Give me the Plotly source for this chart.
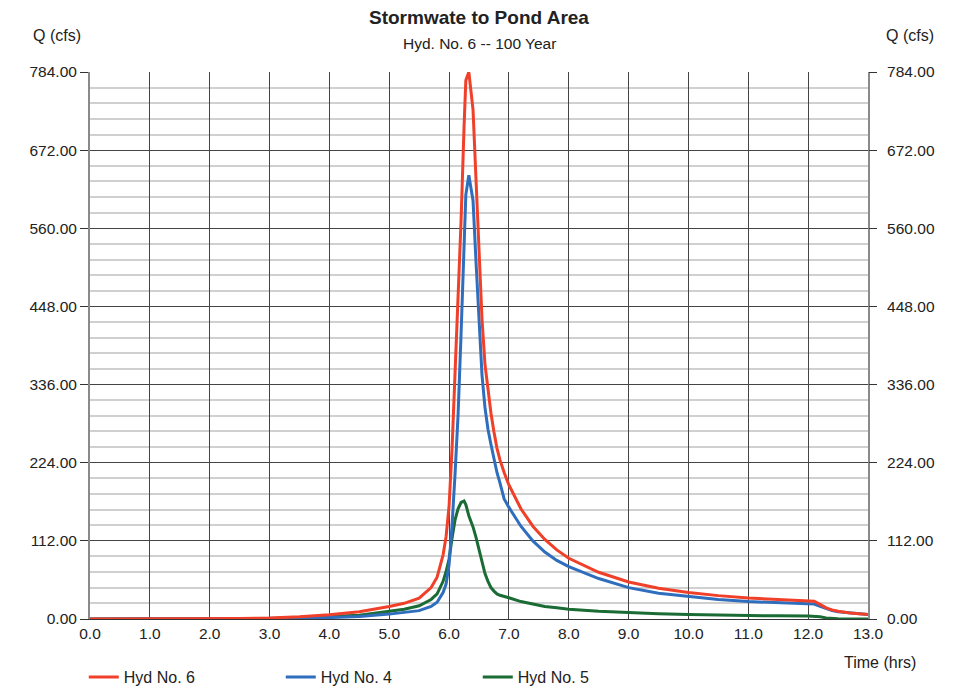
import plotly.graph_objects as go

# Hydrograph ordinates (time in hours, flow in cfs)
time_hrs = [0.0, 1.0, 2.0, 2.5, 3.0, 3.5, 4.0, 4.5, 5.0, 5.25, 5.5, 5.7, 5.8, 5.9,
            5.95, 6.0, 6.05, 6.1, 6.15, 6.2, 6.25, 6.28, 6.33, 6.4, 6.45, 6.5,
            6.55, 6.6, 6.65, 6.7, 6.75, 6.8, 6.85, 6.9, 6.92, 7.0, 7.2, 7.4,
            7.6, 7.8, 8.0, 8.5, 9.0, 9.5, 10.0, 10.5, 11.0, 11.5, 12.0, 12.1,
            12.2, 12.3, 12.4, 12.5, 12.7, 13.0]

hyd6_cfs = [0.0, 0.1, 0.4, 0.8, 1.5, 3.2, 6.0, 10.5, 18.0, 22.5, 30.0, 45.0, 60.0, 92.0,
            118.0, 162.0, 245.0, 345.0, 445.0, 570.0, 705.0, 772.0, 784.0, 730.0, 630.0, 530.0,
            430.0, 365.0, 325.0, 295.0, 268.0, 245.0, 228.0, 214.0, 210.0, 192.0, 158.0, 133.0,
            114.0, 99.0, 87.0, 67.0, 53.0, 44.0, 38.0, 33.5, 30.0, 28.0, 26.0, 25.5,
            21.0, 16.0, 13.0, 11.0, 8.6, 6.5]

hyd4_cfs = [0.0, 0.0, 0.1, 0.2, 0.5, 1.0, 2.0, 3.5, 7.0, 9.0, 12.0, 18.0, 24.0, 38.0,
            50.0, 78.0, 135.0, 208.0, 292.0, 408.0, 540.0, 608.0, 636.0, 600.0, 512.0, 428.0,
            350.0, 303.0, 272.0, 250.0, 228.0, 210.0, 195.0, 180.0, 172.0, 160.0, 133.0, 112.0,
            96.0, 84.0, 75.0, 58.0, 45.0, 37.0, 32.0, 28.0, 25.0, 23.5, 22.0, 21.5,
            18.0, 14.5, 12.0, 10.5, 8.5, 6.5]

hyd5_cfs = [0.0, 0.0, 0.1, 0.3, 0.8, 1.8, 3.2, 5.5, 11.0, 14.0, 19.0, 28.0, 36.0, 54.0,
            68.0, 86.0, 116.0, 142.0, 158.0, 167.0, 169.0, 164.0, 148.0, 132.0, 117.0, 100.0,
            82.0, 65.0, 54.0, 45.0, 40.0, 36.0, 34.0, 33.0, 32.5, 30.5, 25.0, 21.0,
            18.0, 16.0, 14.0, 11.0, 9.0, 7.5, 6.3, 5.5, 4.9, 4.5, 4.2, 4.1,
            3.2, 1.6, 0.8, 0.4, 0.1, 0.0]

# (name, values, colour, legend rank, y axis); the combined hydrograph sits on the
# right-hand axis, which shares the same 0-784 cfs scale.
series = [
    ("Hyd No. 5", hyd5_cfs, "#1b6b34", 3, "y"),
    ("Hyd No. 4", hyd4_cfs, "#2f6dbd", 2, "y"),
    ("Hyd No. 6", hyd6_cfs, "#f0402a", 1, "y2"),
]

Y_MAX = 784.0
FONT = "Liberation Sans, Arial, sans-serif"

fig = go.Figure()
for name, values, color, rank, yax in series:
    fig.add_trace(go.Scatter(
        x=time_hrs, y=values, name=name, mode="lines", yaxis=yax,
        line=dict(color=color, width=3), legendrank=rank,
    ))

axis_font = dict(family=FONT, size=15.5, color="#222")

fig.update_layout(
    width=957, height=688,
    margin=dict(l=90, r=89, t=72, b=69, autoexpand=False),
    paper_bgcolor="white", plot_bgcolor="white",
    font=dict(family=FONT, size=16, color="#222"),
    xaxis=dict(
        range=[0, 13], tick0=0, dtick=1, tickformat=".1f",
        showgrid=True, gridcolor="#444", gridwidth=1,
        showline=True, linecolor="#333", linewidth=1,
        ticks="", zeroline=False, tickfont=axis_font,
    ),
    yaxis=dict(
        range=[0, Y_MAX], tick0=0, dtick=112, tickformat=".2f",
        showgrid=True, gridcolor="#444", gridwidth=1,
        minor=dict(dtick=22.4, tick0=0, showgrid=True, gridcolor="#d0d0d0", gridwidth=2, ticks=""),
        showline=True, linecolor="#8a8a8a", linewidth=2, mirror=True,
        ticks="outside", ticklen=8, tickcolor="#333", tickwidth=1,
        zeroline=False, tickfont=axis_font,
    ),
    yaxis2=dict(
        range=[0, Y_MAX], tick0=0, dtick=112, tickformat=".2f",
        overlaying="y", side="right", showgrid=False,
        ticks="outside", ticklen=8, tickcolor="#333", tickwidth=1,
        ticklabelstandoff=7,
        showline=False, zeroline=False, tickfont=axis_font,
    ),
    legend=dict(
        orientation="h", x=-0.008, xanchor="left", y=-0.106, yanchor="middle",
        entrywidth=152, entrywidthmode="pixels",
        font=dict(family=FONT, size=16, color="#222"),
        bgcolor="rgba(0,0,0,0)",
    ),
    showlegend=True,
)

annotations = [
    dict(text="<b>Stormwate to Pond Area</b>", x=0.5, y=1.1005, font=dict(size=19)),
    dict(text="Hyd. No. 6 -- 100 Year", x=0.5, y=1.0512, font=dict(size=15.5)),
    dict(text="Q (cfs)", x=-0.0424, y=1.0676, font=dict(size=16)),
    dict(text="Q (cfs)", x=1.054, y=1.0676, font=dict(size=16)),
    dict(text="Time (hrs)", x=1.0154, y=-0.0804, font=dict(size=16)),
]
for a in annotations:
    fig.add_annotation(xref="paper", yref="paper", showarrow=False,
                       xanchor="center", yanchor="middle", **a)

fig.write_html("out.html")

**EXERCISE:**
Skipping the pictures, transcribe each line above exactly as it appears.

**COMPLETE ANSWER:**
Give me the Plotly source for this chart.
import plotly.graph_objects as go

# Hydrograph ordinates (time in hours, flow in cfs)
time_hrs = [0.0, 1.0, 2.0, 2.5, 3.0, 3.5, 4.0, 4.5, 5.0, 5.25, 5.5, 5.7, 5.8, 5.9,
            5.95, 6.0, 6.05, 6.1, 6.15, 6.2, 6.25, 6.28, 6.33, 6.4, 6.45, 6.5,
            6.55, 6.6, 6.65, 6.7, 6.75, 6.8, 6.85, 6.9, 6.92, 7.0, 7.2, 7.4,
            7.6, 7.8, 8.0, 8.5, 9.0, 9.5, 10.0, 10.5, 11.0, 11.5, 12.0, 12.1,
            12.2, 12.3, 12.4, 12.5, 12.7, 13.0]

hyd6_cfs = [0.0, 0.1, 0.4, 0.8, 1.5, 3.2, 6.0, 10.5, 18.0, 22.5, 30.0, 45.0, 60.0, 92.0,
            118.0, 162.0, 245.0, 345.0, 445.0, 570.0, 705.0, 772.0, 784.0, 730.0, 630.0, 530.0,
            430.0, 365.0, 325.0, 295.0, 268.0, 245.0, 228.0, 214.0, 210.0, 192.0, 158.0, 133.0,
            114.0, 99.0, 87.0, 67.0, 53.0, 44.0, 38.0, 33.5, 30.0, 28.0, 26.0, 25.5,
            21.0, 16.0, 13.0, 11.0, 8.6, 6.5]

hyd4_cfs = [0.0, 0.0, 0.1, 0.2, 0.5, 1.0, 2.0, 3.5, 7.0, 9.0, 12.0, 18.0, 24.0, 38.0,
            50.0, 78.0, 135.0, 208.0, 292.0, 408.0, 540.0, 608.0, 636.0, 600.0, 512.0, 428.0,
            350.0, 303.0, 272.0, 250.0, 228.0, 210.0, 195.0, 180.0, 172.0, 160.0, 133.0, 112.0,
            96.0, 84.0, 75.0, 58.0, 45.0, 37.0, 32.0, 28.0, 25.0, 23.5, 22.0, 21.5,
            18.0, 14.5, 12.0, 10.5, 8.5, 6.5]

hyd5_cfs = [0.0, 0.0, 0.1, 0.3, 0.8, 1.8, 3.2, 5.5, 11.0, 14.0, 19.0, 28.0, 36.0, 54.0,
            68.0, 86.0, 116.0, 142.0, 158.0, 167.0, 169.0, 164.0, 148.0, 132.0, 117.0, 100.0,
            82.0, 65.0, 54.0, 45.0, 40.0, 36.0, 34.0, 33.0, 32.5, 30.5, 25.0, 21.0,
            18.0, 16.0, 14.0, 11.0, 9.0, 7.5, 6.3, 5.5, 4.9, 4.5, 4.2, 4.1,
            3.2, 1.6, 0.8, 0.4, 0.1, 0.0]

# (name, values, colour, legend rank, y axis); the combined hydrograph sits on the
# right-hand axis, which shares the same 0-784 cfs scale.
series = [
    ("Hyd No. 5", hyd5_cfs, "#1b6b34", 3, "y"),
    ("Hyd No. 4", hyd4_cfs, "#2f6dbd", 2, "y"),
    ("Hyd No. 6", hyd6_cfs, "#f0402a", 1, "y2"),
]

Y_MAX = 784.0
FONT = "Liberation Sans, Arial, sans-serif"

fig = go.Figure()
for name, values, color, rank, yax in series:
    fig.add_trace(go.Scatter(
        x=time_hrs, y=values, name=name, mode="lines", yaxis=yax,
        line=dict(color=color, width=3), legendrank=rank,
    ))

axis_font = dict(family=FONT, size=15.5, color="#222")

fig.update_layout(
    width=957, height=688,
    margin=dict(l=90, r=89, t=72, b=69, autoexpand=False),
    paper_bgcolor="white", plot_bgcolor="white",
    font=dict(family=FONT, size=16, color="#222"),
    xaxis=dict(
        range=[0, 13], tick0=0, dtick=1, tickformat=".1f",
        showgrid=True, gridcolor="#444", gridwidth=1,
        showline=True, linecolor="#333", linewidth=1,
        ticks="", zeroline=False, tickfont=axis_font,
    ),
    yaxis=dict(
        range=[0, Y_MAX], tick0=0, dtick=112, tickformat=".2f",
        showgrid=True, gridcolor="#444", gridwidth=1,
        minor=dict(dtick=22.4, tick0=0, showgrid=True, gridcolor="#d0d0d0", gridwidth=2, ticks=""),
        showline=True, linecolor="#8a8a8a", linewidth=2, mirror=True,
        ticks="outside", ticklen=8, tickcolor="#333", tickwidth=1,
        zeroline=False, tickfont=axis_font,
    ),
    yaxis2=dict(
        range=[0, Y_MAX], tick0=0, dtick=112, tickformat=".2f",
        overlaying="y", side="right", showgrid=False,
        ticks="outside", ticklen=8, tickcolor="#333", tickwidth=1,
        ticklabelstandoff=7,
        showline=False, zeroline=False, tickfont=axis_font,
    ),
    legend=dict(
        orientation="h", x=-0.008, xanchor="left", y=-0.106, yanchor="middle",
        entrywidth=152, entrywidthmode="pixels",
        font=dict(family=FONT, size=16, color="#222"),
        bgcolor="rgba(0,0,0,0)",
    ),
    showlegend=True,
)

annotations = [
    dict(text="<b>Stormwate to Pond Area</b>", x=0.5, y=1.1005, font=dict(size=19)),
    dict(text="Hyd. No. 6 -- 100 Year", x=0.5, y=1.0512, font=dict(size=15.5)),
    dict(text="Q (cfs)", x=-0.0424, y=1.0676, font=dict(size=16)),
    dict(text="Q (cfs)", x=1.054, y=1.0676, font=dict(size=16)),
    dict(text="Time (hrs)", x=1.0154, y=-0.0804, font=dict(size=16)),
]
for a in annotations:
    fig.add_annotation(xref="paper", yref="paper", showarrow=False,
                       xanchor="center", yanchor="middle", **a)

fig.write_html("out.html")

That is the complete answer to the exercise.